En Roumanie, à Iase, une ville près de la frontière avec la Moldavie, une longue conversation suivie d’un long repas où plusieurs ont partagé leurs livres québécois préférés enrichis souvent de citations et d’anecdotes qui venaient renforcer leurs liens et amour inconditionnels pour ce lieu où vivaient une cousine, un frère, une tante.

Au Salon du livre à Kyiv avant la guerre, les livres qui se vendaient le mieux à ce moment portaient des noms québécois : Le poids de la neige de Christian Guay-Poliquin et plus d’un livre de Larry Tremblay.

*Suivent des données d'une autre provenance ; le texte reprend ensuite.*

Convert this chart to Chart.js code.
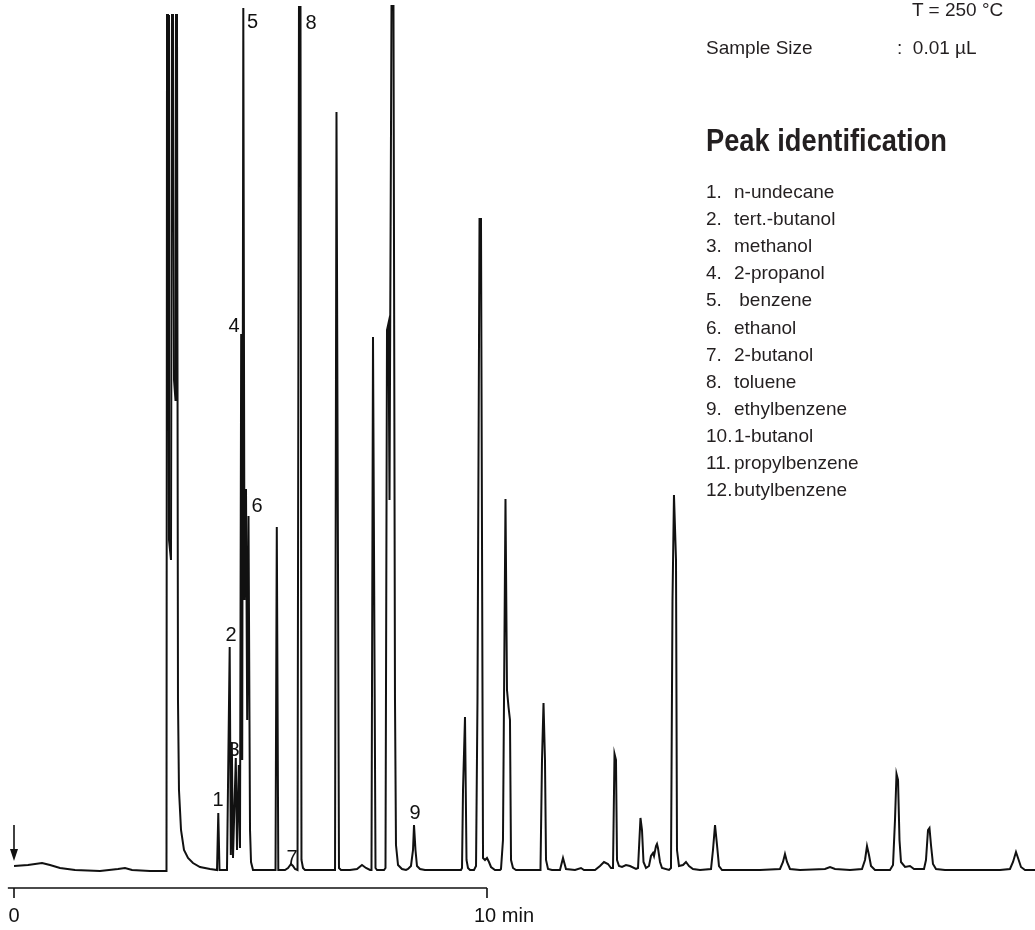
<!DOCTYPE html>
<html>
<head>
<meta charset="utf-8">
<title>Chromatogram</title>
<script src="https://cdn.jsdelivr.net/npm/chart.js@4.4.1/dist/chart.umd.min.js"></script>
<style>
  body { margin: 0; background: #fff; }
  #wrap { position: relative; width: 1035px; height: 930px; overflow: hidden; }
  #chartBox { position: absolute; left: 0; top: 0; width: 1035px; height: 930px; }
  .txt {
    position: absolute;
    font-family: "Liberation Sans Narrow", "Arial Narrow", "Liberation Sans", sans-serif;
    font-size: 19px;
    line-height: 20px;
    color: #231f20;
    white-space: pre;
  }
  .title {
    font-weight: bold;
    font-size: 31px;
    line-height: 32px;
    transform: scaleX(0.88);
    transform-origin: 0 0;
  }
</style>
</head>
<body>
<div id="wrap">
  <div id="chartBox"><canvas id="chromatogram"></canvas></div>
  <div id="panel"></div>
</div>
<script>
// retention time (min) and detector signal (arbitrary units)
const retentionTime = [
  0, 0.296, 0.592, 0.761, 0.973, 1.290, 1.818, 2.199, 2.347, 2.495, 2.875, 3.192,
  3.224, 3.235, 3.256, 3.277, 3.319, 3.340, 3.362, 3.383, 3.414, 3.425, 3.446, 3.467, 3.488, 3.531, 3.594, 3.679, 3.784, 3.932, 4.144, 4.292,
  4.319, 4.345, 4.482, 4.503, 4.560, 4.584, 4.605, 4.630, 4.689, 4.715, 4.753, 4.778, 4.803, 4.825, 4.848, 4.873, 4.905, 4.930, 4.958, 4.990, 5.011, 5.053,
  5.529, 5.556, 5.588, 5.729, 5.793, 5.856, 5.899, 5.941, 5.994, 6.025, 6.057, 6.078, 6.110, 6.152, 6.469, 6.787, 6.818, 6.871, 6.913,
  7.104, 7.252, 7.357, 7.442, 7.527, 7.558, 7.590, 7.643, 7.675, 7.823, 7.854, 7.886, 7.918, 7.939, 7.981, 8.023, 8.055, 8.076, 8.119, 8.203, 8.288,
  8.330, 8.393, 8.436, 8.457, 8.488, 8.520, 8.584, 8.689, 9.006, 9.450, 9.472, 9.493, 9.535, 9.567, 9.598, 9.641, 9.725, 9.768, 9.799, 9.842, 9.873, 9.916, 9.958, 10.000, 10.042, 10.085, 10.169,
  10.275, 10.296, 10.338, 10.391, 10.423, 10.455, 10.486, 10.508, 10.550, 10.613, 11.121, 11.131, 11.163, 11.195, 11.226, 11.248, 11.290, 11.374,
  11.543, 11.607, 11.670, 11.861, 11.987, 12.051, 12.284, 12.389, 12.474, 12.558, 12.622, 12.664, 12.696, 12.727, 12.749, 12.791, 12.854, 12.939, 13.023, 13.150, 13.193, 13.245, 13.277, 13.309, 13.362, 13.425, 13.467, 13.510, 13.531, 13.573, 13.594, 13.615, 13.658, 13.700, 13.848,
  13.890, 13.922, 13.953, 13.996, 14.017, 14.059, 14.144, 14.207, 14.271, 14.355, 14.503, 14.736, 14.778, 14.821, 14.863, 14.905, 14.969, 15.349, 15.772, 16.195, 16.258, 16.300, 16.343, 16.406, 16.618,
  17.146, 17.252, 17.358, 17.675, 17.928, 17.992, 18.034, 18.076, 18.119, 18.203, 18.520, 18.584, 18.626, 18.658, 18.690, 18.721, 18.753, 18.838, 18.943, 19.028, 19.239, 19.281, 19.324, 19.355, 19.387, 19.429, 19.493, 19.683, 20.000, 20.423, 20.846, 21.057, 21.121, 21.184, 21.227, 21.290, 21.375, 21.586
];
const detectorSignal = [
  4, 5, 7, 5, 2, 0, -1, 1, 2, 0, -1, -1,
  -1, 855, 855, 330, 310, 855, 855, 490, 470, 855, 855, 170, 80, 40, 20, 12, 7, 3, 1, 0,
  57, 0, 0, 0, 223, 15, 128, 12, 112, 20, 105, 22, 536, 110, 862, 270, 381, 150, 354, 40, 8, 0,
  0, 343, 0, 0, 2, 6, 4, 1, 0, 863, 863, 10, 2, 0, 0, 0, 758, 2, 0,
  0, 1, 5, 2, 0, 0, 533, 2, 0, 0, 2, 540, 547, 370, 864, 864, 170, 25, 5, 1, 0,
  1, 4, 20, 45, 20, 4, 1, 0, 0, 0, 2, 80, 153, 10, 2, 0, 0, 4, 170, 651, 651, 12, 10, 12, 8, 3, 0,
  0, 1, 30, 371, 180, 163, 150, 10, 2, 0, 0, 1, 110, 167, 110, 10, 1, 0,
  0, 12, 1, 0, 2, 0, 0, 4, 8, 6, 2, 2, 116, 110, 10, 4, 3, 5, 4, 1, 2, 52, 40, 8, 2, 4, 14, 17, 14, 24, 26, 22, 8, 2, 0,
  2, 270, 375, 310, 20, 4, 5, 8, 4, 1, 0, 1, 20, 45, 25, 4, 0, 0, 0, 1, 8, 16, 8, 1, 0,
  1, 3, 1, 0, 1, 10, 24, 15, 4, 0, 0, 5, 50, 96, 90, 30, 8, 3, 4, 1, 1, 10, 40, 42, 25, 6, 1, 0, 0, 0, 0, 1, 8, 18, 12, 3, 0, 0
];

// peak numbers written next to the trace
const peakLabels = ['1', '2', '3', '4', '5', '6', '7', '8', '9'];
const peakLabelTime = [4.313, 4.588, 4.651, 4.651, 5.042, 5.137, 5.877, 6.279, 8.478];
const peakLabelSignal = [70, 235, 120, 544, 848, 364, 12, 847, 57];

const peakNames = ['n-undecane', 'tert.-butanol', 'methanol', '2-propanol', ' benzene', 'ethanol',
  '2-butanol', 'toluene', 'ethylbenzene', '1-butanol', 'propylbenzene', 'butylbenzene'];

// time axis
const axisTicks = [0, 10];
const axisTickLabels = ['0', '10 min'];
const axisStart = -0.13;
const axisSignal = -18;

// injection arrow
const injectionTime = 0;
const arrowTop = 45;
const arrowTip = 9;

const points = retentionTime.map((t, i) => ({ x: t, y: detectorSignal[i] }));

const annotations = {
    id: 'annotations',
    afterDatasetsDraw(chart) {
        const { ctx, scales: { x, y } } = chart;
        ctx.save();
        ctx.fillStyle = '#111';
        ctx.strokeStyle = '#111';

        // peak numbers
        ctx.font = '20px "Liberation Sans", Arial, sans-serif';
        ctx.textAlign = 'center';
        ctx.textBaseline = 'middle';
        peakLabels.forEach((lbl, i) => {
            ctx.fillText(lbl, x.getPixelForValue(peakLabelTime[i]), y.getPixelForValue(peakLabelSignal[i]));
        });

        // injection arrow
        const ax = x.getPixelForValue(injectionTime);
        const top = y.getPixelForValue(arrowTop);
        const tip = y.getPixelForValue(arrowTip);
        ctx.lineWidth = 1.6;
        ctx.beginPath();
        ctx.moveTo(ax, top);
        ctx.lineTo(ax, tip - 8);
        ctx.stroke();
        ctx.beginPath();
        ctx.moveTo(ax - 4, tip - 12);
        ctx.lineTo(ax + 4, tip - 12);
        ctx.lineTo(ax, tip);
        ctx.closePath();
        ctx.fill();

        // time bar
        const ay = y.getPixelForValue(axisSignal);
        ctx.lineWidth = 1.6;
        ctx.beginPath();
        ctx.moveTo(x.getPixelForValue(axisStart), ay);
        ctx.lineTo(x.getPixelForValue(axisTicks[axisTicks.length - 1]), ay);
        axisTicks.forEach(t => {
            const px = x.getPixelForValue(t);
            ctx.moveTo(px, ay);
            ctx.lineTo(px, ay + 10);
        });
        ctx.stroke();
        ctx.font = '20px "Liberation Sans", Arial, sans-serif';
        axisTickLabels.forEach((lbl, i) => {
            const px = x.getPixelForValue(axisTicks[i]);
            if (i === 0) {
                ctx.textAlign = 'center';
                ctx.fillText(lbl, px, ay + 28);
            } else {
                ctx.textAlign = 'left';
                ctx.fillText(lbl, px - 13, ay + 28);
            }
        });
        ctx.restore();
    }
};

new Chart(document.getElementById('chromatogram'), {
    type: 'line',
    data: {
        datasets: [{
            data: points,
            borderColor: '#111',
            borderWidth: 2,
            pointRadius: 0,
            tension: 0,
            fill: false
        }]
    },
    options: {
        responsive: true,
        maintainAspectRatio: false,
        animation: false,
        layout: { padding: { left: 14, right: 0, top: 0, bottom: 50 } },
        plugins: { legend: { display: false }, tooltip: { enabled: false } },
        scales: {
            x: { type: 'linear', min: 0, max: 21.586, display: false },
            y: { type: 'linear', min: -10, max: 870, display: false }
        }
    },
    plugins: [annotations]
});

// info panel on the right
const panel = document.getElementById('panel');
function addText(str, left, top, cls) {
    const el = document.createElement('div');
    el.className = 'txt' + (cls ? ' ' + cls : '');
    el.textContent = str;
    el.style.left = left + 'px';
    el.style.top = top + 'px';
    panel.appendChild(el);
}
addText('T = 250 °C', 912, 0);
addText('Sample Size', 706, 38);
addText(':  0.01 µL', 897, 38);
addText('Peak identification', 706, 125, 'title');
peakNames.forEach((name, i) => {
    const top = 182 + i * 27.1;
    addText((i + 1) + '.', 706, top);
    addText(name, 734, top);
});
</script>
</body>
</html>
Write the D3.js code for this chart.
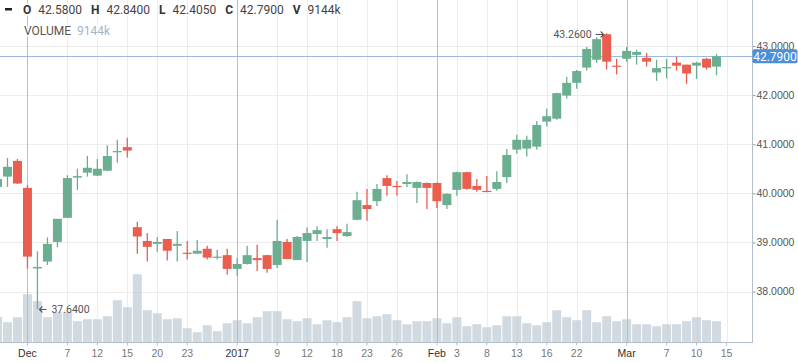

En Allemagne, India Desjardins accompagne les jeunes alors que Michel Jean rejoint la gauche et la droite en passant par le centre. De plus de 60 000 nouveaux titres sortis en France chaque année, Antoine Desjardins s’est taillé une place de choix dès son premier livre, tout comme Kevin Lambert, pour n’en nommer que deux.

Le Musée de la poésie à Édimbourg a une section de recueils de poèmes de nos poètes et poétesses québécois les plus illustres alors qu’une salle en plein cœur de l’Université de Pékin (Beijing) était réservée aux livres québécois, uniquement. En 2023, le prix Dublin Literary Award qui ne considère que les livres proposés par des bibliothécaires de 80 pays a retenu 70 livres. Dans cette liste prestigieuse, TROIS écrivaines québécoises se retrouvent.

J’ai été témoin de tant de discussions animées et intéressées en privé ou devant public à propos de notre façon de faire et de réfléchir à Varsovie, à Suzhou, à Bruxelles, à Bangkok, à Brême, à Taipei, au Wisconsin, à Bogotá, à Reims, à Mantova, à Mexico, dans le Périgord, à Princeton, à Angoulême, à Madison, à Genève… J’ai arrêté de compter le nombre d’étudiantes et d’étudiants en maîtrise et au doctorat qui mentionnent dans leurs thèses et mémoires Marie-Claire Blais, Michel Tremblay, Louis Hémon, Dany Laferrière, Naomi Fontaine, Hubert Aquin, Michel Marc Bouchard, Joséphine Bacon…

Pourquoi la voix du Québec est-elle si convoitée ? Si écoutée ? Si répandue ?

Ma réponse s’est révélée peut-être autour d’un café à Vernon où les gens venant des cinq continents ont avancé l’idée que la liberté est aux États-Unis ce que l’égalité est à la France. Dans cet élan, ils m’ont demandé quelle serait l’enseigne du Québec. Comme il fallait réduire à un mot, j’ai choisi l’humilité. L’humilité de ne pas penser que le modèle québécois de liberté et d’égalité est unique ou que nous ayons toutes les réponses, bien au contraire. Nous avons la soif d’apprendre. Nous traversons les frontières physiques et culturelles avec l’ouverture des aventuriers et la politesse des pèlerins.

Nous forgeons notre identité collective en accueillant les réflexions des uns, en écoutant les coutumes des autres, en embrassant d’aplomb l’inusité et l’innovation. Nous nous permettons la liberté des intuitions et l’audace des envies. Nous avançons avec la ferveur des curieux et la débrouillardise des patenteux, tout en gardant le calme et le respect des bienveillants.

Peut-être que mes collègues m’ont trouvée quelque peu chauvine, mais ils ont tous acquiescé avec enthousiasme, exprimant même le souhait que l’humilité à la québécoise devienne contagieuse.

À vrai dire, je me donne le droit d’être tranquillement fière. Nous sommes 8 787 554 personnes à marcher bras dessus, bras dessous avec une force tranquille et résiliente. Nous sommes 8 787 554 à recevoir le monde entier dans nos bras avec une assurance tranquille et profonde. Nous sommes 8 787 554 à semer à tout vent notre identité québécoise avec une humilité tranquille et ancrée, grandiose.